Welcoming Cities? Understanding sanctuary in securitised states

Dr Rachel Humphris has recently been awarded a prestigious Leverhulme Early Career Fellowship for a three year research project Welcoming Cities? Understanding sanctuary in securitised states.

The project is an international comparative study of city-level responses to national anti-migrant attitudes across Australia, USA and UK .

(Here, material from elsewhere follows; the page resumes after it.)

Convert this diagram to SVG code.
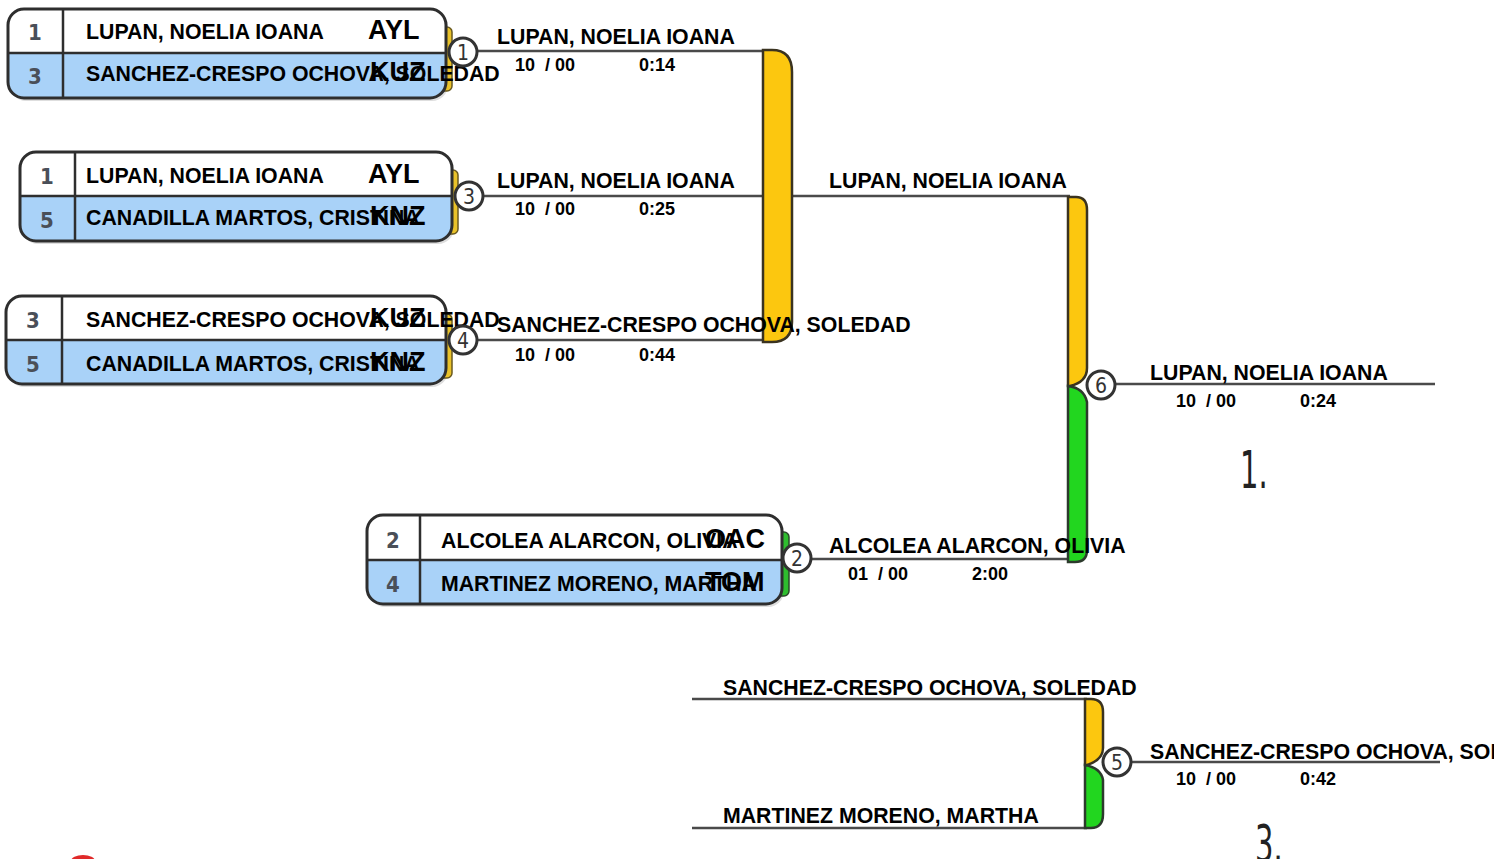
<svg xmlns="http://www.w3.org/2000/svg" width="1494" height="859" viewBox="0 0 1494 859">
<style>
.bx{fill:none;stroke:#2e2e2e;stroke-width:3}
.top{fill:#ffffff}
.bot{fill:#a9d2f8}
.dv{stroke:#2e2e2e;stroke-width:2.5}
.seed{font-family:"DejaVu Sans Condensed","DejaVu Sans",sans-serif;font-size:22px;font-weight:bold;fill:#4a4f58;text-anchor:middle}
.nm{font-family:"Liberation Sans",Arial,sans-serif;font-size:21.3px;font-weight:bold;fill:#000}
.cd{font-family:"Liberation Sans",Arial,sans-serif;font-size:27px;font-weight:bold;fill:#000}
.sc{font-family:"Liberation Sans",Arial,sans-serif;font-size:18px;font-weight:bold;fill:#000}
.ln{stroke:#4a4a4a;stroke-width:2.5;fill:none}
.ci{fill:#fff;stroke:#333;stroke-width:3}
.cn{font-family:"DejaVu Sans Condensed","DejaVu Sans",sans-serif;font-size:21px;fill:#333;text-anchor:middle}
.yl{fill:#fcc70f;stroke:#3a3320;stroke-width:2.5}
.gr{fill:#22d61f;stroke:#2c3a2c;stroke-width:2.5}
.tabY{fill:#e9c22a;stroke:#6a5a20;stroke-width:1.5}
.tabG{fill:#2ebd2e;stroke:#2a4a2a;stroke-width:1.5}
.big{font-family:"DejaVu Sans Condensed","DejaVu Sans",sans-serif;font-size:52px;fill:#222}
.sh{fill:#bdbdbd;opacity:0.5}
</style>

<g id="connectors">
<line class="ln" x1="476" y1="51" x2="765" y2="51"/>
<line class="ln" x1="482" y1="196" x2="765" y2="196"/>
<line class="ln" x1="476" y1="340" x2="765" y2="340"/>
<line class="ln" x1="792" y1="196" x2="1070" y2="196"/>
<line class="ln" x1="810" y1="559" x2="1070" y2="559"/>
<line class="ln" x1="1114" y1="384" x2="1435" y2="384"/>
<line class="ln" x1="692" y1="699" x2="1087" y2="699"/>
<line class="ln" x1="692" y1="828" x2="1087" y2="828"/>
<line class="ln" x1="1130" y1="762" x2="1440" y2="762"/>
<path class="yl" d="M763,50 H772 Q792,50 792,72 V322 Q792,342 772,342 H763 Z"/>
<path class="yl" d="M1068,197 H1076 Q1087,197 1087,210 V368 Q1087,382 1070,386 H1068 Z"/>
<path class="gr" d="M1068,386 Q1084,388 1087,402 V550 Q1087,562 1075,562 H1068 Z"/>
<path class="yl" d="M1085,699 H1091 Q1103,699 1103,712 V748 Q1103,760 1087,765 H1085 Z"/>
<path class="gr" d="M1085,765 Q1101,768 1103,780 V814 Q1103,828 1091,828 H1085 Z"/>
</g>

<g id="match1">
<rect class="sh" x="10" y="12" width="438" height="89" rx="16"/>
<rect class="tabY" x="439" y="27" width="13" height="64" rx="5"/>
<rect class="top" x="8" y="9" width="438" height="89" rx="16"/>
<path class="bot" d="M8,53 H446 V82 Q446,98 430,98 H24 Q8,98 8,82 Z"/>
<line class="dv" x1="8" y1="53" x2="446" y2="53"/>
<line class="dv" x1="63" y1="9" x2="63" y2="98"/>
<rect class="bx" x="8" y="9" width="438" height="89" rx="16"/>
<text class="seed" x="35" y="40">1</text>
<text class="seed" x="35" y="84">3</text>
<text class="nm" x="86" y="39">LUPAN, NOELIA IOANA</text>
<text class="cd" x="368" y="39">AYL</text>
<text class="nm" x="86" y="81">SANCHEZ-CRESPO OCHOVA, SOLEDAD</text>
<text class="cd" x="370" y="81">KUZ</text>
<circle class="ci" cx="463" cy="52" r="14"/>
<text class="cn" x="463" y="60">1</text>
<text class="nm" x="497" y="44">LUPAN, NOELIA IOANA</text>
<text class="sc" x="515" y="71" xml:space="preserve">10  / 00</text>
<text class="sc" x="639" y="71">0:14</text>
</g>

<g id="match3">
<rect class="sh" x="22" y="155" width="432" height="89" rx="16"/>
<rect class="tabY" x="445" y="170" width="13" height="64" rx="5"/>
<rect class="top" x="20" y="152" width="432" height="89" rx="16"/>
<path class="bot" d="M20,196 H452 V225 Q452,241 436,241 H36 Q20,241 20,225 Z"/>
<line class="dv" x1="20" y1="196" x2="452" y2="196"/>
<line class="dv" x1="75" y1="152" x2="75" y2="241"/>
<rect class="bx" x="20" y="152" width="432" height="89" rx="16"/>
<text class="seed" x="47" y="184">1</text>
<text class="seed" x="47" y="228">5</text>
<text class="nm" x="86" y="183">LUPAN, NOELIA IOANA</text>
<text class="cd" x="368" y="183">AYL</text>
<text class="nm" x="86" y="225">CANADILLA MARTOS, CRISTINA</text>
<text class="cd" x="370" y="225">KNZ</text>
<circle class="ci" cx="469" cy="196" r="14"/>
<text class="cn" x="469" y="204">3</text>
<text class="nm" x="497" y="188">LUPAN, NOELIA IOANA</text>
<text class="sc" x="515" y="215" xml:space="preserve">10  / 00</text>
<text class="sc" x="639" y="215">0:25</text>
</g>

<g id="match4">
<rect class="sh" x="8" y="299" width="440" height="88" rx="16"/>
<rect class="tabY" x="439" y="314" width="13" height="64" rx="5"/>
<rect class="top" x="6" y="296" width="440" height="88" rx="16"/>
<path class="bot" d="M6,340 H446 V368 Q446,384 430,384 H22 Q6,384 6,368 Z"/>
<line class="dv" x1="6" y1="340" x2="446" y2="340"/>
<line class="dv" x1="62" y1="296" x2="62" y2="384"/>
<rect class="bx" x="6" y="296" width="440" height="88" rx="16"/>
<text class="seed" x="33" y="328">3</text>
<text class="seed" x="33" y="372">5</text>
<text class="nm" x="86" y="327">SANCHEZ-CRESPO OCHOVA, SOLEDAD</text>
<text class="cd" x="370" y="327">KUZ</text>
<text class="nm" x="86" y="371">CANADILLA MARTOS, CRISTINA</text>
<text class="cd" x="370" y="371">KNZ</text>
<circle class="ci" cx="463" cy="340" r="14"/>
<text class="cn" x="463" y="348">4</text>
<text class="nm" x="497" y="332">SANCHEZ-CRESPO OCHOVA, SOLEDAD</text>
<text class="sc" x="515" y="361" xml:space="preserve">10  / 00</text>
<text class="sc" x="639" y="361">0:44</text>
</g>

<g id="match2">
<rect class="sh" x="369" y="518" width="415" height="89" rx="16"/>
<rect class="tabG" x="776" y="532" width="13" height="64" rx="5"/>
<rect class="top" x="367" y="515" width="415" height="89" rx="16"/>
<path class="bot" d="M367,560 H782 V588 Q782,604 766,604 H383 Q367,604 367,588 Z"/>
<line class="dv" x1="367" y1="560" x2="782" y2="560"/>
<line class="dv" x1="420" y1="515" x2="420" y2="604"/>
<rect class="bx" x="367" y="515" width="415" height="89" rx="16"/>
<text class="seed" x="393" y="548">2</text>
<text class="seed" x="393" y="592">4</text>
<text class="nm" x="441" y="548">ALCOLEA ALARCON, OLIVIA</text>
<text class="cd" x="705" y="548">OAC</text>
<text class="nm" x="441" y="591">MARTINEZ MORENO, MARTHA</text>
<text class="cd" x="705" y="591">TOM</text>
<circle class="ci" cx="797" cy="558" r="14"/>
<text class="cn" x="797" y="566">2</text>
<text class="nm" x="829" y="553">ALCOLEA ALARCON, OLIVIA</text>
<text class="sc" x="848" y="580" xml:space="preserve">01  / 00</text>
<text class="sc" x="972" y="580">2:00</text>
</g>

<g id="match6">
<text class="nm" x="829" y="188">LUPAN, NOELIA IOANA</text>
<circle class="ci" cx="1101" cy="385" r="14"/>
<text class="cn" x="1101" y="393">6</text>
<text class="nm" x="1150" y="380">LUPAN, NOELIA IOANA</text>
<text class="sc" x="1176" y="407" xml:space="preserve">10  / 00</text>
<text class="sc" x="1300" y="407">0:24</text>
<text class="big" x="1240" y="488" transform="translate(1240,488) scale(0.62,1) translate(-1240,-488)">1.</text>
</g>

<g id="match5">
<text class="nm" x="723" y="695">SANCHEZ-CRESPO OCHOVA, SOLEDAD</text>
<text class="nm" x="723" y="823">MARTINEZ MORENO, MARTHA</text>
<circle class="ci" cx="1117" cy="762" r="14"/>
<text class="cn" x="1117" y="770">5</text>
<text class="nm" x="1150" y="759">SANCHEZ-CRESPO OCHOVA, SOLEDAD</text>
<text class="sc" x="1176" y="785" xml:space="preserve">10  / 00</text>
<text class="sc" x="1300" y="785">0:42</text>
<text class="big" x="1255" y="862" transform="translate(1255,862) scale(0.62,1) translate(-1255,-862)">3.</text>
</g>

<ellipse cx="83" cy="861" rx="12" ry="6" fill="#e02a2a"/>
</svg>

Governments in Australia, the USA and the UK have recently adopted the policy goal of creating a ‘hostile environment’ for non-citizens, defined as migrants with precarious legal status. Non-citizens’ access to services are increasingly restricted and many face state mandated exclusion from education, healthcare and housing, creating ‘internal borders’. Alongside these exclusionary national policies, an outpouring of volunteerism and alternative discourses have emerged to challenge this approach, particularly in cities. The term ‘sanctuary movements’ has emerged for policies and practices that welcome non-citizens in urban communities.

Balancing a national ‘hostile environment’ and localised ‘sanctuary movement’, urban policy-makers and frontline bureaucrats make life-changing decisions about non-citizens’ access to the welfare state. But what is the role of cities in the governance of global migration during rapid demographic and political change? What are the driving mechanisms behind sanctuary practices? What are city-level actors’ motivations, justifications and moral standpoints?

Welcoming Cities? examines such questions, by engaging with sanctuary movements in a historical and comparative perspective through in-depth empirical research. It will compare the history, implementation and impact of sanctuary movements in Melbourne (Australia), San Francisco (USA) and Sheffield (UK).